The fund belongs to the workers, whose dues payments finance it, and it must be used to sustain the type of all-out battle necessary to break the resistance of the corporations and win workers’ demands.

There are a number of immediate measures that can be taken to finance a genuine struggle and the expansion of the strike throughout the auto industry. At every plant, workers should raise the following demands:

  1. The payment of salaries, expense accounts, legal fees and other non-cash disbursements to the hundreds of functionaries in the International, regional and local UAW apparatus must be halted until the strike is over. Fain and other top officials should have their salaries reduced to $500 a week in strike pay.
  2. All Wall Street investments should be sold off, along with the Black Lake resort, Solidarity House headquarters and other valuable real estate assets to raise revenue for the strike fund.
  3. All the money made from the sale of the UAW-GM Center for Human Resources, the UAW-Chrysler National Training Center and the income from ongoing operations of the UAW-Ford Joint Trust Center and other corporatist schemes must be used to sustain the strike.

Because Fain and the rest of the UAW bureaucrats will fight tooth and nail against this, workers should form rank-and-file committees to override them and assert the will of the membership.

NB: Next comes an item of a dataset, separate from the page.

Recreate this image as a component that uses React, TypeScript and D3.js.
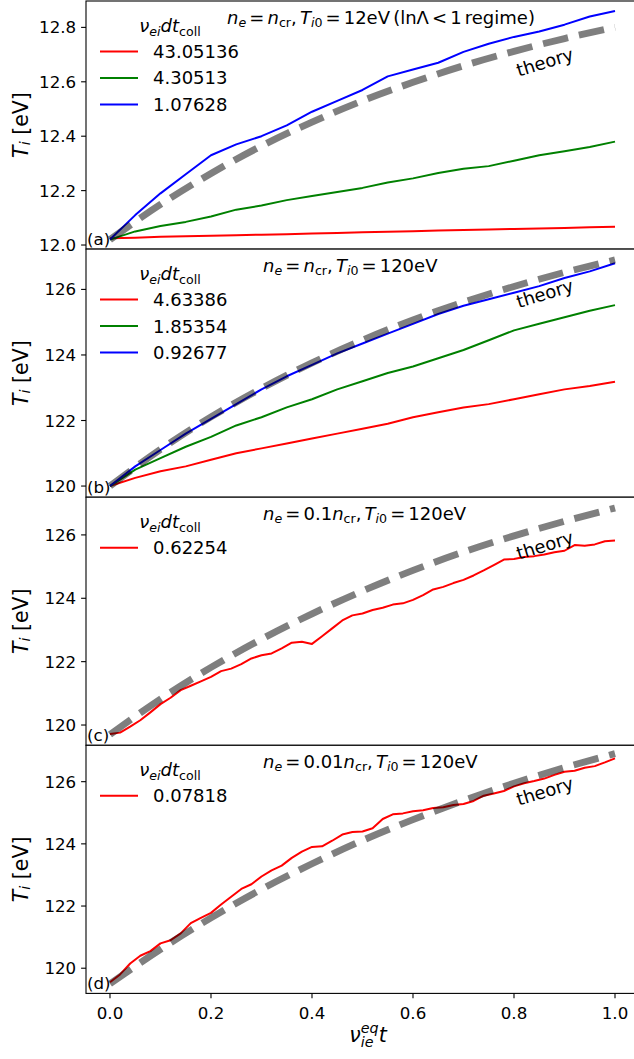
import React from "react";
import * as d3 from "d3";

// x grids (nu_ie^eq t)
const xTheory = [0, 0.1, 0.2, 0.3, 0.4, 0.5, 0.6, 0.7, 0.8, 0.9, 1.0];
const xCoarse = [0, 0.05, 0.1, 0.15, 0.2, 0.25, 0.3, 0.35, 0.4, 0.45, 0.5, 0.55, 0.6, 0.65, 0.7, 0.75, 0.8, 0.85, 0.9, 0.95, 1.0];
const xFine = [
  0, 0.02, 0.04, 0.06, 0.08, 0.1, 0.12, 0.14, 0.16, 0.18, 0.2, 0.22, 0.24, 0.26, 0.28, 0.3, 0.32, 0.34, 0.36, 0.38,
  0.4, 0.42, 0.44, 0.46, 0.48, 0.5, 0.52, 0.54, 0.56, 0.58, 0.6, 0.62, 0.64, 0.66, 0.68, 0.7, 0.72, 0.74, 0.76, 0.78,
  0.8, 0.82, 0.84, 0.86, 0.88, 0.9, 0.92, 0.94, 0.96, 0.98, 1.0,
];

// theory curves
const theoryA = [12.02, 12.149, 12.263, 12.364, 12.452, 12.53, 12.598, 12.659, 12.712, 12.759, 12.8];
const theoryB = [120.0, 121.12, 122.11, 122.98, 123.76, 124.45, 125.07, 125.61, 126.09, 126.52, 126.9];
const theoryC = [119.7, 120.82, 121.82, 122.71, 123.51, 124.23, 124.88, 125.46, 125.97, 126.43, 126.85];
const theoryD = [119.5, 120.61, 121.62, 122.54, 123.36, 124.11, 124.78, 125.39, 125.95, 126.45, 126.9];

// panel (a): n_e = n_cr, T_i0 = 12 eV
const labelsA = ["43.05136", "4.30513", "1.07628"];
const redA = [12.025, 12.027, 12.03, 12.032, 12.034, 12.036, 12.038, 12.04, 12.042, 12.044, 12.047, 12.049, 12.051, 12.053, 12.055, 12.057, 12.059, 12.061, 12.063, 12.065, 12.067];
const greenA = [12.02, 12.05, 12.07, 12.085, 12.105, 12.13, 12.145, 12.165, 12.18, 12.195, 12.21, 12.23, 12.245, 12.265, 12.28, 12.29, 12.31, 12.33, 12.345, 12.36, 12.38];
const blueA = [12.02, 12.11, 12.19, 12.26, 12.33, 12.37, 12.4, 12.44, 12.49, 12.53, 12.57, 12.62, 12.645, 12.67, 12.71, 12.74, 12.765, 12.785, 12.81, 12.84, 12.86];

// panel (b): n_e = n_cr, T_i0 = 120 eV
const labelsB = ["4.63386", "1.85354", "0.92677"];
const redB = [120.0, 120.25, 120.45, 120.6, 120.8, 121.0, 121.15, 121.3, 121.45, 121.6, 121.75, 121.9, 122.1, 122.25, 122.4, 122.5, 122.65, 122.8, 122.95, 123.05, 123.18];
const greenB = [120.0, 120.5, 120.85, 121.2, 121.5, 121.85, 122.1, 122.4, 122.65, 122.95, 123.2, 123.45, 123.65, 123.9, 124.15, 124.45, 124.75, 124.95, 125.15, 125.35, 125.52];
const blueB = [120.0, 120.6, 121.1, 121.6, 122.05, 122.5, 122.95, 123.35, 123.7, 124.05, 124.35, 124.65, 124.95, 125.25, 125.5, 125.7, 125.9, 126.1, 126.35, 126.55, 126.8];

// panel (c): n_e = 0.1 n_cr
const labelsC = ["0.62254"];
const redC = [
  119.72, 119.76, 119.95, 120.15, 120.4, 120.66, 120.86, 121.1, 121.24, 121.38, 121.52, 121.7, 121.78, 121.92, 122.1,
  122.2, 122.26, 122.42, 122.6, 122.63, 122.56, 122.8, 123.05, 123.3, 123.46, 123.52, 123.63, 123.7, 123.8, 123.84,
  123.95, 124.1, 124.28, 124.36, 124.48, 124.58, 124.72, 124.88, 125.05, 125.22, 125.24, 125.3, 125.33, 125.38, 125.45,
  125.5, 125.68, 125.66, 125.7, 125.8, 125.82,
];

// panel (d): n_e = 0.01 n_cr
const labelsD = ["0.07818"];
const redD = [
  119.55, 119.8, 120.15, 120.4, 120.55, 120.8, 120.9, 121.12, 121.45, 121.62, 121.78, 122.05, 122.3, 122.55, 122.7,
  122.95, 123.15, 123.3, 123.55, 123.75, 123.9, 123.92, 124.1, 124.3, 124.38, 124.4, 124.5, 124.8, 124.95, 124.98,
  125.05, 125.08, 125.15, 125.18, 125.25, 125.28, 125.38, 125.55, 125.62, 125.7, 125.85, 125.95, 126.02, 126.1, 126.22,
  126.32, 126.35, 126.45, 126.5, 126.62, 126.75,
];

const ticksA = [12.0, 12.2, 12.4, 12.6, 12.8];
const ticksB = [120, 122, 124, 126];
const xTicks = [0, 0.2, 0.4, 0.6, 0.8, 1.0];

const W = 634;
const H = 1059;
const left = 86;
const right = 640;
const panelH = 248.1;
const FONT = "DejaVu Sans";
const BIG = 18;
const SUB = 12.6;
const TICK = 16.67;

const x = d3.scaleLinear().domain([-0.0475, 1.0495]).range([left, right]);

const zip = (xs: number[], ys: number[]) => xs.map((v, i) => [v, ys[i]] as [number, number]);

const Sub = ({ children, italic = false, size = SUB, shift = 3.5 }: any) => (
  <tspan fontSize={size} fontStyle={italic ? "italic" : "normal"} dy={shift}>
    {children}
  </tspan>
);
const Back = ({ children, italic = false, shift = 3.5 }: any) => (
  <tspan fontStyle={italic ? "italic" : "normal"} dy={-shift}>
    {children}
  </tspan>
);
const I = ({ children }: any) => <tspan fontStyle="italic">{children}</tspan>;

const title = (dens: string, temp: string, extra: string) => (
  <>
    <I>n</I>
    <Sub italic>e</Sub>
    <Back>{" = " + dens}</Back>
    <I>n</I>
    <Sub>cr</Sub>
    <Back>{", "}</Back>
    <I>T</I>
    <Sub italic>i</Sub>
    <tspan fontSize={SUB}>0</tspan>
    <Back>{" = " + temp + "eV" + extra}</Back>
  </>
);

const panels = [
  {
    top: 1,
    domain: [11.985, 12.897],
    ticks: ticksA,
    fmt: d3.format(".1f"),
    series: [
      { xs: xCoarse, ys: redA, color: "#ff0000" },
      { xs: xCoarse, ys: greenA, color: "#008000" },
      { xs: xCoarse, ys: blueA, color: "#0000ff" },
    ],
    labels: labelsA,
    theory: theoryA,
    theoryPos: [0.861, 12.673],
    titleX: 227,
    title: title("", "12", " (lnΛ < 1 regime)"),
    letter: "(a)",
  },
  {
    top: 249.1,
    domain: [119.66, 127.23],
    ticks: ticksB,
    fmt: d3.format("d"),
    series: [
      { xs: xCoarse, ys: redB, color: "#ff0000" },
      { xs: xCoarse, ys: greenB, color: "#008000" },
      { xs: xCoarse, ys: blueB, color: "#0000ff" },
    ],
    labels: labelsB,
    theory: theoryB,
    theoryPos: [0.861, 125.88],
    titleX: 263,
    title: title("", "120", ""),
    letter: "(b)",
  },
  {
    top: 497.2,
    domain: [119.36, 127.19],
    ticks: ticksB,
    fmt: d3.format("d"),
    series: [{ xs: xFine, ys: redC, color: "#ff0000" }],
    labels: labelsC,
    theory: theoryC,
    theoryPos: [0.861, 125.68],
    titleX: 263,
    title: title("0.1", "120", ""),
    letter: "(c)",
  },
  {
    top: 745.3,
    domain: [119.19, 127.17],
    ticks: ticksB,
    fmt: d3.format("d"),
    series: [{ xs: xFine, ys: redD, color: "#ff0000" }],
    labels: labelsD,
    theory: theoryD,
    theoryPos: [0.861, 125.7],
    titleX: 263,
    title: title("0.01", "120", ""),
    letter: "(d)",
  },
];

const Panel = ({ p, last }: any) => {
  const bottom = p.top + panelH;
  const y = d3.scaleLinear().domain(p.domain).range([bottom, p.top]);
  const line = d3
    .line<[number, number]>()
    .x((d) => x(d[0]))
    .y((d) => y(d[1]));
  const theoryPath = d3
    .line<[number, number]>()
    .x((d) => x(d[0]))
    .y((d) => y(d[1]))
    .curve(d3.curveMonotoneX)(zip(xTheory, p.theory));
  const clipId = "clip" + p.letter.replace(/[()]/g, "");
  const legendColors = p.series.map((s: any) => s.color);
  const cy = (p.top + bottom) / 2;
  return (
    <g>
      <rect x={left} y={p.top} width={right - left} height={panelH} fill="#fff" />
      <defs>
        <clipPath id={clipId}>
          <rect x={left} y={p.top} width={right - left} height={panelH} />
        </clipPath>
      </defs>
      <g clipPath={`url(#${clipId})`}>
        {p.series.map((s: any, i: number) => (
          <path
            key={i}
            d={line(zip(s.xs, s.ys)) || ""}
            fill="none"
            stroke={s.color}
            strokeWidth={2}
            strokeLinejoin="round"
          />
        ))}
        <path
          d={theoryPath || ""}
          fill="none"
          stroke="#000"
          strokeOpacity={0.5}
          strokeWidth={6.9}
          strokeDasharray="25.7,11.1"
        />
      </g>
      {/* theory label */}
      <text
        x={x(p.theoryPos[0])}
        y={y(p.theoryPos[1])}
        fontSize={BIG}
        textAnchor="middle"
        dominantBaseline="central"
        transform={`rotate(-17 ${x(p.theoryPos[0])} ${y(p.theoryPos[1])})`}
      >
        theory
      </text>
      {/* title */}
      <text x={p.titleX} y={p.top + 22.5} fontSize={BIG} wordSpacing={-2.6} style={{ whiteSpace: "pre" }}>
        {p.title}
      </text>
      {/* legend */}
      <text x={170} y={p.top + 31} fontSize={BIG} textAnchor="middle">
        <I>ν</I>
        <Sub italic>ei</Sub>
        <Back italic>dt</Back>
        <Sub>coll</Sub>
      </text>
      {p.labels.map((lab: string, i: number) => {
        const ly = p.top + 50.5 + i * 26.5;
        return (
          <g key={lab}>
            <line x1={100} x2={138} y1={ly} y2={ly} stroke={legendColors[i]} strokeWidth={2} />
            <text x={153} y={ly} dy="0.36em" fontSize={BIG}>
              {lab}
            </text>
          </g>
        );
      })}
      {/* panel letter */}
      <text x={left + 1} y={bottom - 4} fontSize={TICK}>
        {p.letter}
      </text>
      {/* y ticks */}
      {p.ticks.map((t: number) => (
        <g key={t}>
          <line x1={left - 4.9} x2={left} y1={y(t)} y2={y(t)} stroke="#000" strokeWidth={1.1} />
          <text x={left - 9.8} y={y(t)} dy="0.36em" textAnchor="end" fontSize={TICK}>
            {p.fmt(t)}
          </text>
        </g>
      ))}
      {/* y label */}
      <text
        x={21}
        y={cy}
        fontSize={20.5}
        textAnchor="middle"
        dominantBaseline="central"
        transform={`rotate(-90 21 ${cy})`}
        style={{ whiteSpace: "pre" }}
      >
        <I>T</I>
        <Sub italic size={14.3} shift={4}>i</Sub>
        <Back shift={4}>{" [eV]"}</Back>
      </text>
      {/* spines */}
      <rect x={left} y={p.top} width={right - left} height={panelH} fill="none" stroke="#000" strokeWidth={1.1} />
      {last &&
        xTicks.map((t) => (
          <g key={t}>
            <line x1={x(t)} x2={x(t)} y1={bottom} y2={bottom + 4.9} stroke="#000" strokeWidth={1.1} />
            <text x={x(t)} y={bottom + 25.5} textAnchor="middle" fontSize={TICK}>
              {d3.format(".1f")(t)}
            </text>
          </g>
        ))}
    </g>
  );
};

export default function App() {
  const mid = (left + right) / 2 + 5;
  return (
    <svg
      width={W}
      height={H}
      viewBox={`0 0 ${W} ${H}`}
      style={{ position: "absolute", left: 0, top: 0, background: "#fff" }}
      fontFamily={FONT}
      fill="#000"
    >
      <rect x={0} y={0} width={W} height={H} fill="#fff" />
      {panels.map((p, i) => (
        <Panel key={i} p={p} last={i === panels.length - 1} />
      ))}
      <text x={mid} y={1042} fontSize={20.5} textAnchor="middle" style={{ whiteSpace: "pre" }}>
        <I>ν</I>
        <tspan fontSize={14.3} fontStyle="italic" dy={5}>
          ie
        </tspan>
        <tspan fontSize={14.3} fontStyle="italic" dx={-12.8} dy={-14}>
          eq
        </tspan>
        <tspan fontStyle="italic" dy={9}>
          t
        </tspan>
      </text>
    </svg>
  );
}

The outcome of this strike will determine the fate of not only current workers, but also that of future generations. Workers will win not through toothless “stand up” strikes but through uncompromising class struggle. On every picket line and in every non-striking factory, workers must demand the holding of emergency local union mass membership meetings to discuss and vote for an all-out strike to shut the entire industry.